Voilà longtemps que le cinoche ne nous avait pas proposé un bon vieux polar.
Voici donc "Misanthrope", un néo-thriller réalisé par l'argentin Damián Szifron, celui qui nous avait déjà scotché en 2014 avec "Les nouveaux sauvages", peinture acide de nos sociétés et de ceux qui (avec la frustration, le stress, l'injustice, ...) franchissent la ligne jaune qui sépare la civilisation de la barbarie.
Un film qu'on a d'ailleurs revu avec plaisir pour l'occasion (et où seul le dernier sketch, celui du mariage, était en-dessous du lot).

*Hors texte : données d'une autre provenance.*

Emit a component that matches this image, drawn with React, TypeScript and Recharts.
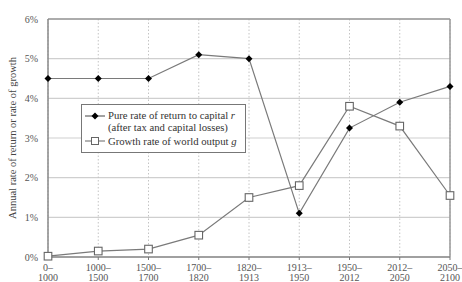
import React from "react";
import { LineChart, Line, XAxis, YAxis, CartesianGrid, ReferenceLine } from "recharts";

const periods = ["0–1000", "1000–1500", "1500–1700", "1700–1820", "1820–1913", "1913–1950", "1950–2012", "2012–2050", "2050–2100"];
const returnRate = [4.5, 4.5, 4.5, 5.1, 5.0, 1.1, 3.25, 3.9, 4.3];
const growthRate = [0.02, 0.15, 0.2, 0.55, 1.5, 1.8, 3.8, 3.3, 1.55];
const yTicks = [0, 1, 2, 3, 4, 5, 6];

const data = periods.map((p, i) => ({ period: p, r: returnRate[i], g: growthRate[i] }));

const FONT = "'Liberation Serif', 'DejaVu Serif', serif";
const LINE = "#7a7a7a";

const Diamond = (props: any) => {
  const { cx, cy } = props;
  if (cx == null || cy == null) return null;
  const s = 3.5;
  return <polygon points={`${cx},${cy - s} ${cx + s},${cy} ${cx},${cy + s} ${cx - s},${cy}`} fill="#000" />;
};

const Square = (props: any) => {
  const { cx, cy } = props;
  if (cx == null || cy == null) return null;
  const s = 3.8;
  return <rect x={cx - s} y={cy - s} width={2 * s} height={2 * s} fill="#fff" stroke="#666" strokeWidth={1.1} />;
};

const XTick = (props: any) => {
  const { x, y, payload } = props;
  const [a, b] = String(payload.value).split("–");
  return (
    <g transform={`translate(${x},${y})`}>
      <text x={0} y={9} textAnchor="middle" fontFamily={FONT} fontSize={10} fill="#555">{a + "–"}</text>
      <text x={0} y={18.5} textAnchor="middle" fontFamily={FONT} fontSize={10} fill="#555">{b}</text>
    </g>
  );
};

const LegendBox = () => (
  <div
    style={{
      position: "absolute",
      left: 81,
      top: 104,
      border: "1px solid #777",
      background: "#fff",
      width: 165,
      height: 49,
      boxSizing: "border-box",
      fontFamily: FONT,
      fontSize: 10.7,
      color: "#333",
      lineHeight: "12px",
    }}
  >
    <svg width={24} height={49} style={{ position: "absolute", left: 2, top: 0 }}>
      <line x1={1} y1={11} x2={21} y2={11} stroke="#444" strokeWidth={1} />
      <polygon points="11,7.5 14.5,11 11,14.5 7.5,11" fill="#000" />
      <line x1={1} y1={36} x2={21} y2={36} stroke="#666" strokeWidth={1} />
      <rect x={7.5} y={32.5} width={7} height={7} fill="#fff" stroke="#666" />
    </svg>
    <div style={{ position: "absolute", left: 26, top: 4, whiteSpace: "nowrap" }}>
      Pure rate of return to capital <i>r</i>
      <br />
      (after tax and capital losses)
    </div>
    <div style={{ position: "absolute", left: 26, top: 30, whiteSpace: "nowrap" }}>
      Growth rate of world output <i>g</i>
    </div>
  </div>
);

export default function App() {
  return (
    <div style={{ position: "absolute", left: 0, top: 0, width: 462, height: 282, background: "#fff" }}>
      <LineChart width={462} height={282} data={data} margin={{ top: 19, right: 12, left: 0, bottom: 0 }}>
        <CartesianGrid vertical={false} stroke="#cfcfcf" strokeWidth={1.2} />
        <CartesianGrid horizontal={false} stroke="#c4c4c4" strokeDasharray="1.5 2" />
        <XAxis
          dataKey="period"
          interval={0}
          height={25}
          tick={<XTick />}
          tickLine={{ stroke: "#777" }}
          tickSize={3}
          axisLine={{ stroke: "#888", strokeWidth: 1.5 }}
          padding={{ left: 0, right: 0 }}
        />
        <YAxis
          domain={[0, 6]}
          ticks={yTicks}
          width={48}
          tickFormatter={(v: number) => `${v}%`}
          tick={{ fontFamily: FONT, fontSize: 10, fill: "#555" }}
          tickLine={false}
          tickSize={4}
          tickMargin={6}
          axisLine={{ stroke: "#888", strokeWidth: 1.5 }}
          label={{
            value: "Annual rate of return or rate of growth",
            angle: -90,
            position: "insideLeft",
            offset: 12,
            style: { fontFamily: FONT, fontSize: 10.5, fill: "#444", textAnchor: "middle" },
          }}
        />
        <ReferenceLine y={6} stroke="#999" strokeWidth={1.5} />
        <ReferenceLine x={periods[periods.length - 1]} stroke="#999" strokeWidth={1.5} />
        <Line dataKey="r" stroke={LINE} strokeWidth={1.2} dot={<Diamond />} isAnimationActive={false} />
        <Line dataKey="g" stroke={LINE} strokeWidth={1.2} dot={<Square />} isAnimationActive={false} />
      </LineChart>
      <LegendBox />
    </div>
  );
}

Dans la foulée, Misanthrope démarre à 200 à l'heure comme un sketch bonus : à Baltimore, le soir du réveillon du jour de l'an, un tueur dézingue une trentaine d'inconnus au fusil à lunette, façon sniper, une tuerie de masse dont les US sont coutumiers (la NRA sera même évoquée plus tard pour ceux qu'ont pas compris dès le début).
Le FBI part en chasse au tueur (c'est le titre en VO) dans un montage survolté et sans répit où Damián Szifron se réapproprie tous les codes du genre pour un très bon moment de plaisir cinéma aux cadrages redoutables.

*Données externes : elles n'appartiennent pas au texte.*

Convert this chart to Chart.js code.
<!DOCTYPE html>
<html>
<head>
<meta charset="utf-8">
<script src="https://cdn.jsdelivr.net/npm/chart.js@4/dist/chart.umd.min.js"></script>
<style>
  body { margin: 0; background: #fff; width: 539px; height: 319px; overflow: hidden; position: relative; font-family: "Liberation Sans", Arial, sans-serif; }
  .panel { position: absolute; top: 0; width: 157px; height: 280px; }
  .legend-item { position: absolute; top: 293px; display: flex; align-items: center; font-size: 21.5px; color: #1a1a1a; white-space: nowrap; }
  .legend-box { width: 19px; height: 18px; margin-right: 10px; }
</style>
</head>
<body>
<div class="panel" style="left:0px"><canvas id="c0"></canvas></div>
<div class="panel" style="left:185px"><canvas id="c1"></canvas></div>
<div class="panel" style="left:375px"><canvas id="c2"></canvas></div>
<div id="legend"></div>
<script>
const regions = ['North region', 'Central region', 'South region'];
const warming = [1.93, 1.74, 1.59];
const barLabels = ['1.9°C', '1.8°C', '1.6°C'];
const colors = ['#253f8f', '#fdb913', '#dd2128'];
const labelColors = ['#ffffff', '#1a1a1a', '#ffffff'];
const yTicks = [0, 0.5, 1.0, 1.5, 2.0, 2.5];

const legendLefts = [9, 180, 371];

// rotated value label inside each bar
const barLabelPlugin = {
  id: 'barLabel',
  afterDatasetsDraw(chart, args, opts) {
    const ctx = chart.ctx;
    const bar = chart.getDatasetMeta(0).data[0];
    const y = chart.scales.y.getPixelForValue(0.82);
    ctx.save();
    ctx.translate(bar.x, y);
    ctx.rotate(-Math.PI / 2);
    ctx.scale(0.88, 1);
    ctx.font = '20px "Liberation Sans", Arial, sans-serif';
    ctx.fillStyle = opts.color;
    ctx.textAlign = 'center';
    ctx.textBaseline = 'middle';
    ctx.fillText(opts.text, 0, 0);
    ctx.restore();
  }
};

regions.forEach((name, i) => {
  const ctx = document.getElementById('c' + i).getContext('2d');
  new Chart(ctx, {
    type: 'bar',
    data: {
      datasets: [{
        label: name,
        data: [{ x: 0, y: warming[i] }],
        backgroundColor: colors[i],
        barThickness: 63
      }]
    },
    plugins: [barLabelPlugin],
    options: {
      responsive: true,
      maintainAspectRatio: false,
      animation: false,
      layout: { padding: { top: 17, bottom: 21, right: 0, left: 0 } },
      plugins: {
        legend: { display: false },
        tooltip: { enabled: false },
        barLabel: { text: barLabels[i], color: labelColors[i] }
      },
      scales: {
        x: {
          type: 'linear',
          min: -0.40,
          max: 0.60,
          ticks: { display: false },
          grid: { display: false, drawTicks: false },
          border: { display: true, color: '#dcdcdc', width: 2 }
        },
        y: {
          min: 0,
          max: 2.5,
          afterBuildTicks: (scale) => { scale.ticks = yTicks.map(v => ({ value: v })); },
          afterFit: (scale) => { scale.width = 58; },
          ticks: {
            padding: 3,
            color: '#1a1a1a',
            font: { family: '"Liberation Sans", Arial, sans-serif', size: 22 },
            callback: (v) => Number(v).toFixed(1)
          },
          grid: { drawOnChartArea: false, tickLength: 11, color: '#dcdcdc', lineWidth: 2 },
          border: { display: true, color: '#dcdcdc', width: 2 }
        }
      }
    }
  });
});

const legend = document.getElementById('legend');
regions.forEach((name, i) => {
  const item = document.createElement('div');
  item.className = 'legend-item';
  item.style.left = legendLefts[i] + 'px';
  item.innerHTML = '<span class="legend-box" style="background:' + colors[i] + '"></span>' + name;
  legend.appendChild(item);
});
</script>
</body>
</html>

Le titre de la VF est bien vu qui colle à la violence de notre société décrite par Damián Szifron : vente d'armes à feu, impéritie des politiques, antiterrorisme envahissant, surconsommation (ah le plan sur le tas d'ordures !), viande animale, ...
La scène de l'abattoir restera dans les annales : on a l'habitude de se cacher les yeux de temps en temps dans un thriller quand c'est insoutenable bien sûr, et généralement c'est parce qu'une belle jeune femme ou le héros sont victimes de sévices bien tordus, mais là c'est pour la visite presque anodine d'un abattoir, l'air de rien, sans esbrouffe ni trompettes, mais quelle puissance dans ces images ! Sûr que tous les spectateurs resteront végétariens cette semaine.
À noter :
- tout comme dans les Nouveaux Sauvages, une bande son qui déménage : on entend même le bruit du stylo ou du crayon sur le papier, c'est superbe, un film dans le film.

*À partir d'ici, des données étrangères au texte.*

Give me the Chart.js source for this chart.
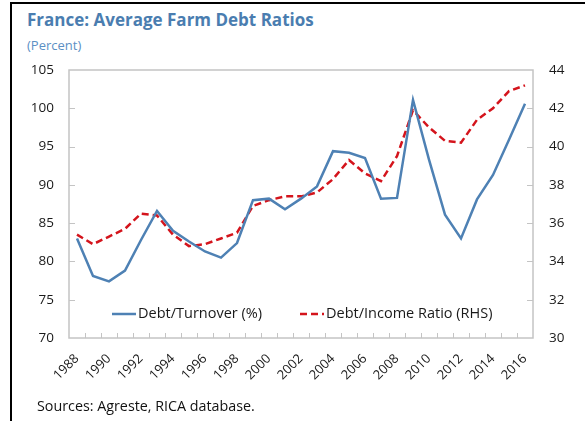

- un trio d'enquêteurs remarquables avec un chef tourmenté (l'australien Ben Mendelsohn) et une fliquette borderline (l'actrice et militante écolo Shailene Woodley) tous deux loin des clichés du genre. On comprend moins la fadeur du black de service qui fait piètre figure à côté de ses deux collègues.
- une fin un peu trop hollywood et prévisible pour ce film amer et désabusé, c'est certainement le prix de l'apaisement avant d'aller manger une salade verte.